The team maintains systems such as the Digital Airport Surveillance Radar (DASR) which identifies aircraft and transmits their location to ATC personnel who then use the information to maintain safe flying operations, and the Tactical Meteorological Observation System (TMQ-53) which is used to determine current and future climate conditions that can affect aircraft. These are just two of over 70 systems which are vital to not only getting aircraft in the air but also ensuring reliable communication between pilots and ground crews.

RAWS Airmen take pride in ensuring Spangdahlem's mission and know that their expertise, skill and efforts contribute to the 52nd Fighter Wing’s ability to provide unmatched Air Power options and deterrence.

“It [work] just gives someone purpose and it gives me a feeling that we're actually making an impact,” said Senior Airman Angel Franco, 52 OSS RAWS journeymen. “Even with small things, like tinkering with a radio, you never know how far that can go. That's the best thing to know, that what I'm doing here is having a wider impact out there.”

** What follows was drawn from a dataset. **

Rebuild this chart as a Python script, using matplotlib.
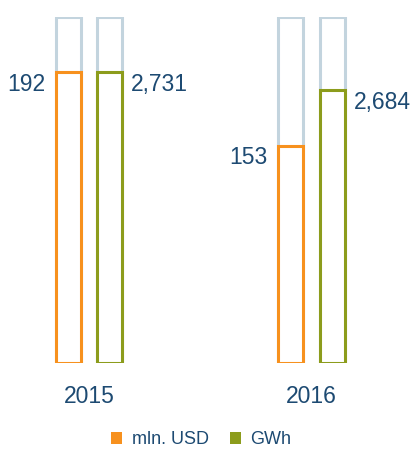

With such a vast number of tasks, RAWS Airmen pick up skill sets which are applicable to their everyday lives outside of work.

“Learning how to troubleshoot is probably one of the most important skills to have in life,” said Franco. “Learning troubleshooting methods here has helped me with so many things outside of work such as fixing my car, fixing my computer, and even fixing issues around the house. When I was younger I would have so much trouble with all sorts of things, but now I have more confidence to actually tackle a challenge and complete it.”

Though the RAWS Airmen describe their career specialty as one of the Air Force’s lesser-known career fields, their support greatly contributes to smooth flight operations.

“This career field is one of those hidden gems that not a lot of people talk about,” said Ruiz. “We'll do everything from electrical maintenance such as soldering circuit cards, to maintenance on radar engines such as oil changes, gear changes, we even work with software… We deal with everything. It's never the same thing day in and day out.”